*What you have to do*
Repeat each line of the material below exactly as it appears, minus any pictures.

*Dataset content*

--------------------------------------------------

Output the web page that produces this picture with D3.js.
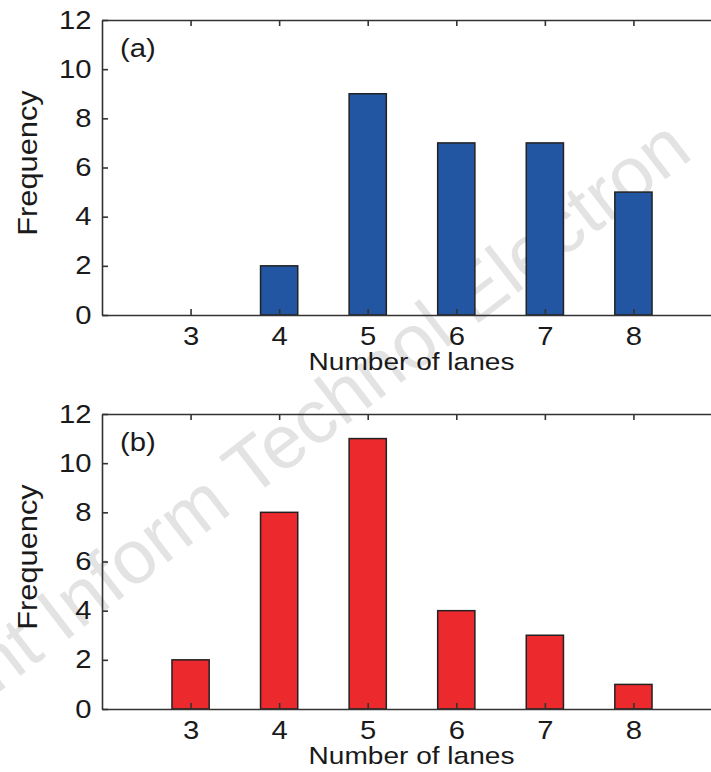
<!DOCTYPE html>
<html>
<head>
<meta charset="utf-8">
<script src="https://cdn.jsdelivr.net/npm/d3@7"></script>
<style>
  html, body { margin: 0; padding: 0; background: #fff; }
  svg { display: block; }
  text { font-family: "Liberation Sans", Arial, Helvetica, sans-serif; }
</style>
</head>
<body>
<script>
// ---- data ----
const lanes = [3, 4, 5, 6, 7, 8];
const freqA = [0, 2, 9, 7, 7, 5];
const freqB = [2, 8, 11, 4, 3, 1];
const yTicks = [0, 2, 4, 6, 8, 10, 12];
const xTicks = [3, 4, 5, 6, 7, 8];
const panelLabels = ["(a)", "(b)"];
const xLabel = "Number of lanes";
const yLabel = "Frequency";
const watermark = "Front Inform Technol Electron";

const W = 711, H = 772;
const svg = d3.select("body").append("svg").attr("width", W).attr("height", H);

// watermark (beneath everything)
svg.append("text")
  .attr("transform", "translate(-94,764) rotate(-37.6)")
  .attr("text-anchor", "start")
  .attr("font-size", 76)
  .attr("fill", "#e3e3e3")
  .text(watermark);

const SX = 1.17; // horizontal stretch of the original typesetting
const x = d3.scaleLinear().domain([2, 9]).range([102, 722]);
const barW = 0.42;
const fmt = d3.format("d");

const panels = [
  { vals: freqA, top: 20, bottom: 315, fill: "#2356a2", label: panelLabels[0] },
  { vals: freqB, top: 414, bottom: 709, fill: "#ec2a2d", label: panelLabels[1] }
];

panels.forEach(p => {
  const y = d3.scaleLinear().domain([0, 12]).range([p.bottom, p.top]);
  const g = svg.append("g");

  // bars
  g.selectAll("rect.bar")
    .data(lanes.map((l, i) => ({ l, v: p.vals[i] })).filter(d => d.v > 0))
    .join("rect")
    .attr("class", "bar")
    .attr("x", d => x(d.l - barW / 2))
    .attr("width", d => x(d.l + barW / 2) - x(d.l - barW / 2))
    .attr("y", d => y(d.v))
    .attr("height", d => y(0) - y(d.v))
    .attr("fill", p.fill)
    .attr("stroke", "#222")
    .attr("stroke-width", 1.5);

  // left axis
  const ya = g.append("g")
    .attr("transform", `translate(${x(2)},0)`)
    .call(d3.axisLeft(y).tickValues(yTicks).tickFormat(fmt).tickSizeInner(-6).tickSizeOuter(0).tickPadding(10.5));
  // bottom axis
  const xa = g.append("g")
    .attr("transform", `translate(0,${p.bottom})`)
    .call(d3.axisBottom(x).tickValues(xTicks).tickFormat(fmt).tickSizeInner(-6).tickSizeOuter(0).tickPadding(12));
  // top axis (ticks only)
  const ta = g.append("g")
    .attr("transform", `translate(0,${p.top})`)
    .call(d3.axisTop(x).tickValues(xTicks).tickSizeInner(-6).tickSizeOuter(0).tickFormat(""));

  [ya, xa, ta].forEach(a => {
    a.select(".domain").attr("stroke", "#333").attr("stroke-width", 1.6);
    a.selectAll(".tick line").attr("stroke", "#333").attr("stroke-width", 1.6);
    a.selectAll(".tick text")
      .attr("font-size", 25)
      .attr("fill", "#1a1a1a")
      .attr("font-family", "Liberation Sans, Arial, sans-serif");
  });
  ya.selectAll(".tick text").attr("x", -10.5 / SX).attr("transform", `scale(${SX},1)`);
  xa.selectAll(".tick text").attr("transform", `scale(${SX},1)`);

  // panel label
  g.append("text")
    .attr("transform", `translate(120,${p.top + 37}) scale(${SX},1)`)
    .attr("font-size", 25)
    .attr("fill", "#1a1a1a")
    .text(p.label);

  // x label
  g.append("text")
    .attr("transform", `translate(411.5,${p.bottom + 55}) scale(${SX},1)`)
    .attr("text-anchor", "middle")
    .attr("font-size", 24)
    .attr("fill", "#1a1a1a")
    .text(xLabel);

  // y label
  g.append("text")
    .attr("transform", `translate(37,${(p.top + p.bottom) / 2 - 4.5}) rotate(-90) scale(1.1,1)`)
    .attr("text-anchor", "middle")
    .attr("font-size", 28)
    .attr("fill", "#1a1a1a")
    .text(yLabel);
});
</script>
</body>
</html>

--------------------------------------------------

*Exercise output*
Output the web page that produces this picture with D3.js.
<!DOCTYPE html>
<html>
<head>
<meta charset="utf-8">
<script src="https://cdn.jsdelivr.net/npm/d3@7"></script>
<style>
  html, body { margin: 0; padding: 0; background: #fff; }
  svg { display: block; }
  text { font-family: "Liberation Sans", Arial, Helvetica, sans-serif; }
</style>
</head>
<body>
<script>
// ---- data ----
const lanes = [3, 4, 5, 6, 7, 8];
const freqA = [0, 2, 9, 7, 7, 5];
const freqB = [2, 8, 11, 4, 3, 1];
const yTicks = [0, 2, 4, 6, 8, 10, 12];
const xTicks = [3, 4, 5, 6, 7, 8];
const panelLabels = ["(a)", "(b)"];
const xLabel = "Number of lanes";
const yLabel = "Frequency";
const watermark = "Front Inform Technol Electron";

const W = 711, H = 772;
const svg = d3.select("body").append("svg").attr("width", W).attr("height", H);

// watermark (beneath everything)
svg.append("text")
  .attr("transform", "translate(-94,764) rotate(-37.6)")
  .attr("text-anchor", "start")
  .attr("font-size", 76)
  .attr("fill", "#e3e3e3")
  .text(watermark);

const SX = 1.17; // horizontal stretch of the original typesetting
const x = d3.scaleLinear().domain([2, 9]).range([102, 722]);
const barW = 0.42;
const fmt = d3.format("d");

const panels = [
  { vals: freqA, top: 20, bottom: 315, fill: "#2356a2", label: panelLabels[0] },
  { vals: freqB, top: 414, bottom: 709, fill: "#ec2a2d", label: panelLabels[1] }
];

panels.forEach(p => {
  const y = d3.scaleLinear().domain([0, 12]).range([p.bottom, p.top]);
  const g = svg.append("g");

  // bars
  g.selectAll("rect.bar")
    .data(lanes.map((l, i) => ({ l, v: p.vals[i] })).filter(d => d.v > 0))
    .join("rect")
    .attr("class", "bar")
    .attr("x", d => x(d.l - barW / 2))
    .attr("width", d => x(d.l + barW / 2) - x(d.l - barW / 2))
    .attr("y", d => y(d.v))
    .attr("height", d => y(0) - y(d.v))
    .attr("fill", p.fill)
    .attr("stroke", "#222")
    .attr("stroke-width", 1.5);

  // left axis
  const ya = g.append("g")
    .attr("transform", `translate(${x(2)},0)`)
    .call(d3.axisLeft(y).tickValues(yTicks).tickFormat(fmt).tickSizeInner(-6).tickSizeOuter(0).tickPadding(10.5));
  // bottom axis
  const xa = g.append("g")
    .attr("transform", `translate(0,${p.bottom})`)
    .call(d3.axisBottom(x).tickValues(xTicks).tickFormat(fmt).tickSizeInner(-6).tickSizeOuter(0).tickPadding(12));
  // top axis (ticks only)
  const ta = g.append("g")
    .attr("transform", `translate(0,${p.top})`)
    .call(d3.axisTop(x).tickValues(xTicks).tickSizeInner(-6).tickSizeOuter(0).tickFormat(""));

  [ya, xa, ta].forEach(a => {
    a.select(".domain").attr("stroke", "#333").attr("stroke-width", 1.6);
    a.selectAll(".tick line").attr("stroke", "#333").attr("stroke-width", 1.6);
    a.selectAll(".tick text")
      .attr("font-size", 25)
      .attr("fill", "#1a1a1a")
      .attr("font-family", "Liberation Sans, Arial, sans-serif");
  });
  ya.selectAll(".tick text").attr("x", -10.5 / SX).attr("transform", `scale(${SX},1)`);
  xa.selectAll(".tick text").attr("transform", `scale(${SX},1)`);

  // panel label
  g.append("text")
    .attr("transform", `translate(120,${p.top + 37}) scale(${SX},1)`)
    .attr("font-size", 25)
    .attr("fill", "#1a1a1a")
    .text(p.label);

  // x label
  g.append("text")
    .attr("transform", `translate(411.5,${p.bottom + 55}) scale(${SX},1)`)
    .attr("text-anchor", "middle")
    .attr("font-size", 24)
    .attr("fill", "#1a1a1a")
    .text(xLabel);

  // y label
  g.append("text")
    .attr("transform", `translate(37,${(p.top + p.bottom) / 2 - 4.5}) rotate(-90) scale(1.1,1)`)
    .attr("text-anchor", "middle")
    .attr("font-size", 28)
    .attr("fill", "#1a1a1a")
    .text(yLabel);
});
</script>
</body>
</html>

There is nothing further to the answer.